The oil and gas industry says it’s trying to focus on new ways to reach out to an increasingly skeptical public.

Community concern is rising as hydraulic fracturing moves into more and more populated areas of the Front Range. Much of the discussion this year at the Rocky Mountain Energy Summit in Denver, which brings together energy leaders from across the country, was focused on public anxiety over fracking.

“There are legitimate concerns people have,” said Marty Durbin, President of America’s Natural Gas Alliance, a Washington D.C. based lobbying group. “Have some empathy. They’re not bad people, nor are we obviously. But I think more broadly as an industry we’ve got to be clear. This is no longer a conversation about will we or won’t we be producing this resource. We are.”

Peter Kareiva the Nature Conservancy’s chief scientist told the crowd to be humble and go beyond the numbers. “It is clear the public is not technical,” said Kareiva. “Fine. But don’t be arrogant. You’ve got to approach it with a patience, and not start it with if only you understood.”

It’s a pivotal time according to the oil and gas industry, especially in places such as Colorado.
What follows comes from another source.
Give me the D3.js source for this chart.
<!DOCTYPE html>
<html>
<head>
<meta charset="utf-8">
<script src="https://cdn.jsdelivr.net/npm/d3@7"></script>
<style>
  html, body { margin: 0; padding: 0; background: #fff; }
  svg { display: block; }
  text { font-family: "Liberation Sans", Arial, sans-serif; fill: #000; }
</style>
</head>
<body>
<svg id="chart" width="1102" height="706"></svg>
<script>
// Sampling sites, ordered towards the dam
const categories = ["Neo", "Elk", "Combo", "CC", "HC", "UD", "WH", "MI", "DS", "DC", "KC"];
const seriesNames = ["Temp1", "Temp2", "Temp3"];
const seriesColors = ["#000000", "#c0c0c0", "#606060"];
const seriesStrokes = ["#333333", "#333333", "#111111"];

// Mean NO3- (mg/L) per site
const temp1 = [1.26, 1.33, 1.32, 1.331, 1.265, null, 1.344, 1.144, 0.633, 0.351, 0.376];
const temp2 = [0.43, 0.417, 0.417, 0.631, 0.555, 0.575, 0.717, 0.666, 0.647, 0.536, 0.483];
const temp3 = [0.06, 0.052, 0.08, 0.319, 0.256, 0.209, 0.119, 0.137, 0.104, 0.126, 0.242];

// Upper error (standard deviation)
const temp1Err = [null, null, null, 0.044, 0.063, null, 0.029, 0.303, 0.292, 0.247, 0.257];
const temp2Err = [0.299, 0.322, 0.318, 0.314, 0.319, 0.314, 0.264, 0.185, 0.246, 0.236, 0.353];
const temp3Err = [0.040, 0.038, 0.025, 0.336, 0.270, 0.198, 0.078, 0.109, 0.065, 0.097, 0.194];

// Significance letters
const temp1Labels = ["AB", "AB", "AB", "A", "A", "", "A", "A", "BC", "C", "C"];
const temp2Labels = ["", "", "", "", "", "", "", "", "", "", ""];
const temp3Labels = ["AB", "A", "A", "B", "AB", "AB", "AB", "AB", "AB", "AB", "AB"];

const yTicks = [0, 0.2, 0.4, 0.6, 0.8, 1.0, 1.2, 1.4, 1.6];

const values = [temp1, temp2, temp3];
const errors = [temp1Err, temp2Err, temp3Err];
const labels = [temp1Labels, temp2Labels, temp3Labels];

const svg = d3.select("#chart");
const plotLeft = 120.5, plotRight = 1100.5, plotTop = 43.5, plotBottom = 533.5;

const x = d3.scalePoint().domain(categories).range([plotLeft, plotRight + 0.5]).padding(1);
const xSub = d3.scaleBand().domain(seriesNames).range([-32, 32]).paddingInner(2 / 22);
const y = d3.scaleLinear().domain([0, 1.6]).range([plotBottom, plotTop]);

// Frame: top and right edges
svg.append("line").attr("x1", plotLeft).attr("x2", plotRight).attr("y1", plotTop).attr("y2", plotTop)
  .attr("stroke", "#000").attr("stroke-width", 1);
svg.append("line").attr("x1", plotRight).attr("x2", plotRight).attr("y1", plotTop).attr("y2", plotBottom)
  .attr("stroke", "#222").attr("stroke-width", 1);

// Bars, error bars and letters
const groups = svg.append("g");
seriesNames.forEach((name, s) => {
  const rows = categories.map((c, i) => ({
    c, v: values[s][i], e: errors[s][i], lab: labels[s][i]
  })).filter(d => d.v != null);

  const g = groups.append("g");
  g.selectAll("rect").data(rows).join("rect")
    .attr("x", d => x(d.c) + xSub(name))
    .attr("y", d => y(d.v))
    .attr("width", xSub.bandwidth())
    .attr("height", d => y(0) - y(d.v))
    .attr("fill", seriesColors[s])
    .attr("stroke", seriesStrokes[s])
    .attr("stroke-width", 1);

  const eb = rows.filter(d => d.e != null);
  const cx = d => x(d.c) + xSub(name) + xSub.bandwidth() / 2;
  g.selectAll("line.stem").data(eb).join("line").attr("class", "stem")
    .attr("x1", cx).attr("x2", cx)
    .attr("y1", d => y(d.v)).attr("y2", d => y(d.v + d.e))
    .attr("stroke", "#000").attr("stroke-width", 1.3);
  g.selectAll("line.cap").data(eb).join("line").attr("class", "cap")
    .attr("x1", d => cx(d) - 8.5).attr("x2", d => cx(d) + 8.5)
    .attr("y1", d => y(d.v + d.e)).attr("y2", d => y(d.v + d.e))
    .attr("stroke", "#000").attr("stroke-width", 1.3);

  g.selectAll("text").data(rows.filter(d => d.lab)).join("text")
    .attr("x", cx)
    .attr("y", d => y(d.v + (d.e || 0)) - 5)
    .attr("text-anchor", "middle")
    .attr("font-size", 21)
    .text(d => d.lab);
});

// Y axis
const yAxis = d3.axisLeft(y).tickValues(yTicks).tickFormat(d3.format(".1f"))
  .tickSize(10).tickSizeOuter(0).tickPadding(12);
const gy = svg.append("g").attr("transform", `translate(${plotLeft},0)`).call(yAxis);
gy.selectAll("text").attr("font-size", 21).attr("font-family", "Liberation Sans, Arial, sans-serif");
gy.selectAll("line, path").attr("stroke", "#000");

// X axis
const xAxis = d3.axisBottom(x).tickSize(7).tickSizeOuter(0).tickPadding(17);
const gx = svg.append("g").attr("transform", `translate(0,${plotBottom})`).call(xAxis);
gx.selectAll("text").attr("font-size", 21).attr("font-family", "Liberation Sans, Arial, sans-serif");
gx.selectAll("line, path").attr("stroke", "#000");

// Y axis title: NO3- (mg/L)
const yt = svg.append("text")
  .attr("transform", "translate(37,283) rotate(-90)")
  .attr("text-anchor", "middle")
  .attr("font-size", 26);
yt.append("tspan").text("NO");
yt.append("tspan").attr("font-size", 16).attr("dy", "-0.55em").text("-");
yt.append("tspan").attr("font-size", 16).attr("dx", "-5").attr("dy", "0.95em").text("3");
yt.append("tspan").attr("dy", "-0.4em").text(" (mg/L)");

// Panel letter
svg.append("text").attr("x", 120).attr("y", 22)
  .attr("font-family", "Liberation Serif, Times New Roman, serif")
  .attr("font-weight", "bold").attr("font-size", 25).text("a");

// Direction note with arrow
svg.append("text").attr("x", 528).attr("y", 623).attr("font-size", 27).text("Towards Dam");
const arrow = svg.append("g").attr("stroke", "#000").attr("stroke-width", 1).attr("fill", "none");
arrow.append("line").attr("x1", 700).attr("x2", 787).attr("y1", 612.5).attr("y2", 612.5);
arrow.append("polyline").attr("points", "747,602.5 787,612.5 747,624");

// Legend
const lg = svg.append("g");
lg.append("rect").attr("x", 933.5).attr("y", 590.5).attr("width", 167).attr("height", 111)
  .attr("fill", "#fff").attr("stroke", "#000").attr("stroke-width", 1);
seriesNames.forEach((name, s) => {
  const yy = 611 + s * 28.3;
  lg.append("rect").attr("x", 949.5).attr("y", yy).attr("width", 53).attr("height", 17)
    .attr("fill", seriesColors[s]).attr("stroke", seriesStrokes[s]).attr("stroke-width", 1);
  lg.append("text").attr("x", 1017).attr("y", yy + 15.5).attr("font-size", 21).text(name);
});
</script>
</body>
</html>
Longmont voters have already banned the practice of fracking.

Residents in several communities along the Front Range are poised to vote on five-year fracking moratoriums this fall. In Fort Collins signatures have been submitted to put a fracking moratorium on the ballot.

Kelly Giddens, with the group Citizens for a Healthy Fort Collins wants more studies on how fracking impacts public health, the environment and property values and is disappointed state lawmakers didn’t pass stricter rules this year.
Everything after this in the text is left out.